Apesar disso, o filme parece ecoar mais marcadamente o período pós-impeachment da presidente Dilma Rousseff (PT) e início do governo de Michel Temer (MDB), sob o impacto da mulher "bela, recatada e do lar" — termos utilizados em infame material da revista Veja que trouxe, em 2016, os supracitados ditos para adjetivar a então futura primeira-dama Marcela Temer.
É certo que não é possível "limitar" os fatos e os efeitos deles a um tempo específico — ou seja, é óbvio que o discurso conservador sobre o que "deveria" ser o papel da mulher antecede e sucede o debate sobre a produção da Veja —, mas "Medusa" se ancora de maneira acentuada em aspectos dessa discussão a ponto de parecer feito para o Brasil de então.

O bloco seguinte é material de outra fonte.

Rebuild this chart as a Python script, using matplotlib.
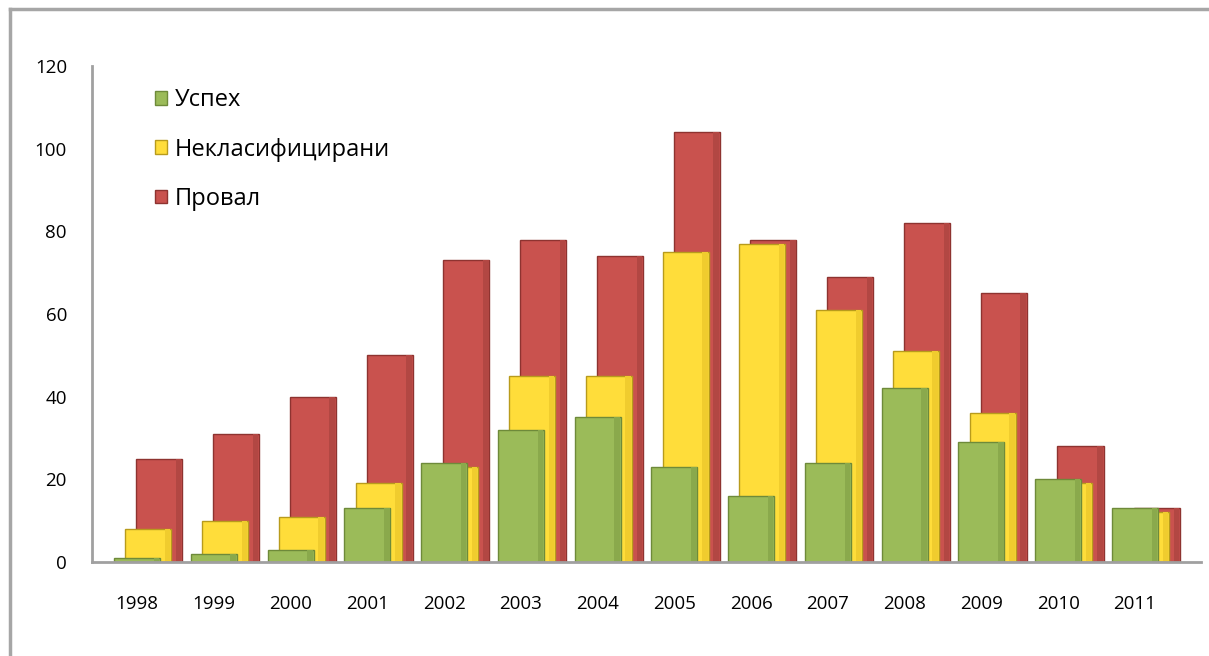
import matplotlib
matplotlib.use("Agg")
import matplotlib.pyplot as plt
import numpy as np
from matplotlib.lines import Line2D
from matplotlib.patches import Patch

years = ["1998", "1999", "2000", "2001", "2002", "2003", "2004",
         "2005", "2006", "2007", "2008", "2009", "2010", "2011"]
uspeh = [1, 2, 3, 13, 24, 32, 35, 23, 16, 24, 42, 29, 20, 13]
neklas = [8, 10, 11, 19, 23, 45, 45, 75, 77, 61, 51, 36, 19, 12]
proval = [25, 31, 40, 50, 73, 78, 74, 104, 78, 69, 82, 65, 28, 13]

plt.rcParams["font.family"] = ["Open Sans", "DejaVu Sans"]

GREEN = "#9BBB59"
YELLOW = "#FFDD3A"
RED = "#C9524E"
EDGE = {GREEN: "#6E8A3A", YELLOW: "#B89B1C", RED: "#8E3330"}
SHADE = {GREEN: "#8AA94C", YELLOW: "#F0CC2E", RED: "#B24743"}

fig = plt.figure(figsize=(12.09, 6.56), dpi=100)
ax = fig.add_axes([92 / 1209, 1 - 562 / 656, (1201 - 92) / 1209, (562 - 66) / 656])

x = np.arange(len(years))
w = 0.6
off = 0.145


def draw(pos, vals, color):
    ax.bar(pos, vals, width=w, color=color, edgecolor=EDGE[color], linewidth=1.0, zorder=2)
    # simple shading on the right side of each column
    ax.bar(pos + w / 2 - w * 0.14, vals, width=w * 0.12, align="edge",
           color=SHADE[color], linewidth=0, zorder=2)


draw(x + 2 * off, proval, RED)
draw(x + off, neklas, YELLOW)
draw(x, uspeh, GREEN)

ax.set_xlim(-0.588, 13.86)
ax.set_ylim(0, 120)
ax.set_yticks(range(0, 121, 20))
ax.set_xticks(x)
ax.set_xticklabels(years)
ax.tick_params(axis="both", length=0, labelsize=13.5, colors="black")
ax.tick_params(axis="x", pad=24)
ax.tick_params(axis="y", pad=18)
for s in ["top", "right"]:
    ax.spines[s].set_visible(False)
for s in ["left", "bottom"]:
    ax.spines[s].set_color("#A0A0A0")
    ax.spines[s].set_linewidth(2)

handles = [Patch(facecolor=GREEN, edgecolor=EDGE[GREEN], label="Успех"),
           Patch(facecolor=YELLOW, edgecolor=EDGE[YELLOW], label="Некласифицирани"),
           Patch(facecolor=RED, edgecolor=EDGE[RED], label="Провал")]
ax.legend(handles=handles, loc="upper left", bbox_to_anchor=(0.0568, 0.955),
          frameon=False, fontsize=17, handlelength=0.5, handleheight=0.5,
          handletextpad=0.35, labelspacing=1.07, borderpad=0, borderaxespad=0)

# chart area border (only top and left edges fall inside the image)
fig.add_artist(Line2D([10 / 1209, 1], [1 - 9 / 656, 1 - 9 / 656], color="#A6A6A6", lw=2.5))
fig.add_artist(Line2D([10 / 1209, 10 / 1209], [0, 1 - 9 / 656], color="#A6A6A6", lw=2.5))

fig.savefig("out.png", dpi=100)
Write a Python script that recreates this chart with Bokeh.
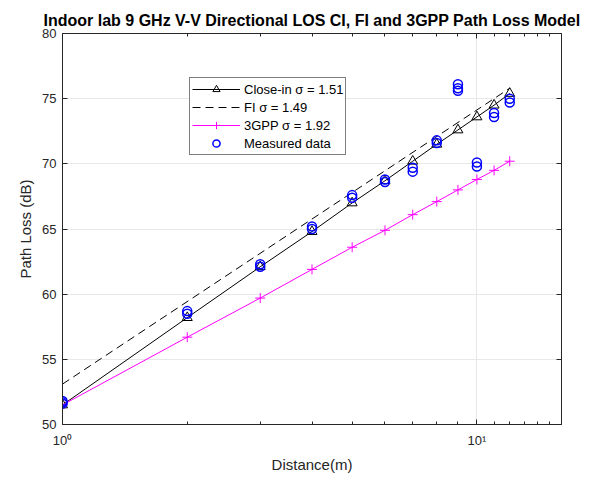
from bokeh.plotting import figure
from bokeh.models import FixedTicker, LogAxis, LinearAxis, Legend, LegendItem
from bokeh.embed import file_html
from bokeh.resources import INLINE

# Transmitter-receiver separation distances (m)
distances = [1, 2, 3, 4, 5, 6, 7, 8, 9, 10, 11, 12]

# Close-in (CI) model, 1 m free-space reference, evaluated at each distance (dB)
ci_loss = [51.5, 58.2, 62.1, 64.8, 67.0, 68.7, 70.2, 71.5, 72.6, 73.6, 74.5, 75.4]

# Floating-intercept (FI) model line end points (dB)
fi_dist = [1, 12]
fi_loss = [53.1, 75.8]

# 3GPP InH model evaluated at each distance (dB)
gpp_loss = [51.5, 56.7, 59.7, 61.9, 63.6, 64.9, 66.1, 67.1, 68.0, 68.8, 69.5, 70.2]

# Measured path loss samples (several per location)
meas_dist = [1, 1, 1, 2, 2, 3, 3, 4, 4, 5, 5, 6, 6, 7, 7, 8, 8,
             9, 9, 9, 10, 10, 11, 11, 12, 12]
meas_loss = [51.8, 51.7, 51.6, 58.7, 58.5, 62.3, 62.1, 65.2, 65.0, 67.6, 67.4,
             68.8, 68.6, 69.7, 69.4, 71.8, 71.6, 76.1, 75.8, 75.6, 70.1, 69.8,
             73.9, 73.6, 75.0, 74.7]

x_major = [1, 10]
x_minor = [2, 3, 4, 5, 6, 7, 8, 9, 11, 12, 13, 14, 15, 16]
y_ticks = [50, 55, 60, 65, 70, 75, 80]

labels = ["Close-in \u03c3 = 1.51", "FI \u03c3 = 1.49", "3GPP \u03c3 = 1.92", "Measured data"]

FONT = "Liberation Sans"
INK = "#262626"

p = figure(width=608, height=480, x_axis_type="log", x_range=(1, 16), y_range=(50, 80),
           output_backend="svg", toolbar_location=None,
           min_border_left=62, min_border_right=47, min_border_top=33, min_border_bottom=56)

p.title.text = "Indoor lab 9 GHz V-V Directional LOS CI, FI and 3GPP Path Loss Model"
p.title.text_font = FONT
p.title.text_font_size = "16px"
p.title.text_font_style = "bold"
p.title.text_color = "#000000"
p.title.align = "center"

xt = FixedTicker(ticks=x_major, minor_ticks=x_minor)
yt = FixedTicker(ticks=y_ticks)

p.xaxis.ticker = xt
p.xaxis.major_label_overrides = {1: "10\u2070", 10: "10\u00b9"}
p.yaxis.ticker = yt

for ax in (p.xaxis, p.yaxis):
    ax.axis_line_color = INK
    ax.major_tick_line_color = INK
    ax.minor_tick_line_color = INK
    ax.major_tick_in = 5
    ax.major_tick_out = 0
    ax.minor_tick_in = 3
    ax.minor_tick_out = 0
    ax.major_label_text_font = FONT
    ax.major_label_text_font_size = "13px"
    ax.major_label_text_color = INK
    ax.axis_label_text_font = FONT
    ax.axis_label_text_font_size = "15px"
    ax.axis_label_text_font_style = "normal"
    ax.axis_label_text_color = INK
p.yaxis.minor_tick_line_color = None
p.xaxis.axis_label = "Distance(m)"
p.yaxis.axis_label = "Path Loss (dB)"
p.xaxis.major_label_standoff = 8
p.yaxis.major_label_standoff = 6

# box the axes with unlabeled top and right axes
top = LogAxis(ticker=xt, major_label_text_font_size="1px", major_label_text_color=None,
              major_label_standoff=0,
              axis_line_color=INK, major_tick_line_color=INK, minor_tick_line_color=INK,
              major_tick_in=5, major_tick_out=0, minor_tick_in=3, minor_tick_out=0)
right = LinearAxis(ticker=yt, major_label_text_font_size="1px", major_label_text_color=None,
                   major_label_standoff=0,
                   axis_line_color=INK, major_tick_line_color=INK, minor_tick_line_color=None,
                   major_tick_in=5, major_tick_out=0)
p.add_layout(top, "above")
p.add_layout(right, "right")

p.xgrid.ticker = xt
p.ygrid.ticker = yt
p.grid.grid_line_color = "#e8e8e8"
p.grid.grid_line_width = 1
p.outline_line_color = None

ci_line = p.line(distances, ci_loss, line_color="black", line_width=1)
ci_mark = p.scatter(distances, ci_loss, marker="triangle", size=10, fill_color=None,
                    line_color="black", line_width=1)
fi_line = p.line(fi_dist, fi_loss, line_color="black", line_width=1, line_dash="8 5")
gpp_line = p.line(distances, gpp_loss, line_color="#ff00ff", line_width=1)
gpp_mark = p.scatter(distances, gpp_loss, marker="cross", size=10, line_color="#ff00ff",
                     line_width=1)
meas = p.scatter(meas_dist, meas_loss, marker="circle", size=9, fill_color=None,
                 line_color="#0000ff", line_width=1.5)

legend = Legend(items=[
    LegendItem(label=labels[0], renderers=[ci_line, ci_mark]),
    LegendItem(label=labels[1], renderers=[fi_line]),
    LegendItem(label=labels[2], renderers=[gpp_line, gpp_mark]),
    LegendItem(label=labels[3], renderers=[meas]),
], location=(127, 269))
legend.label_text_font = FONT
legend.label_text_font_size = "13px"
legend.label_text_color = "#000000"
legend.glyph_width = 48
legend.glyph_height = 18
legend.label_height = 18
legend.label_standoff = 4
legend.spacing = 0
legend.padding = 2
legend.margin = 0
legend.border_line_color = "black"
legend.border_line_width = 1
legend.background_fill_color = "white"
legend.background_fill_alpha = 1
p.add_layout(legend, "center")

open("out.html", "w").write(file_html(p, INLINE))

Os termos utilizados na publicação há sete anos, por exemplo, são expressos no discurso das personagens. Essa escolha, de alguma maneira, faz "Medusa" parecer perdido no tempo. De fato, o projeto vinha sendo gestado no mínimo desde 2017, como apontam as passagens dele por eventos e iniciativas de desenvolvimento de roteiro em países europeus.
Demarcar temporalmente a obra dessa forma estabelece — ou reforça — uma camada de caricatura naquele contexto. O filme já parte de uma abordagem irônica do conservadorismo — estabelecendo estereótipos em figuras como Michele e o pastor Guilherme (Thiago Fragoso) —, mas opera de forma que retira possibilidades mais multidimensionais das personagens. O simbólico, então, soa raso.
É uma impressão infeliz, uma vez que "Medusa" encontra os melhores momentos quando consegue se abstrair dessa concretude e apostar na criação de atmosfera. Há um bem-vindo nível de artificialidade na construção da realidade proposta, o que estabelece um caráterperformático envolvente, interessado na coreografia dos corpos em tela.
"Coreografia", inclusive, é aspecto que ocorre por vezes de maneira literal no longa. Afinal, o grupo das jovens, por exemplo, atua não somente nos violentos ataques noturnos, mas também em uma espécie de "girl band" que emula elementos de um pop descolado para difundir mensagens religiosas em performances musicais nos eventos da igreja.
Além delas, há ainda o grupo de rapazes da comunidade, denominado Vigilantes de Sião, que têm ares militares e traz gestos coordenados e palavras de ordem. Soma-se ao trabalho corporal ressaltado, ainda, uma constante presença de "performances" realizadas por figuras "libertinas" no decorrer da trama. Cada um desses movimentos corporais e passos, dos de fato artísticos aos gestos ordinários, são demarcados e estudados. Dizem muito mais, e com mais nuances, sobre o "estado das coisas" do Brasil de ontem, amanhã e hoje do que os discursos e elementos diretos.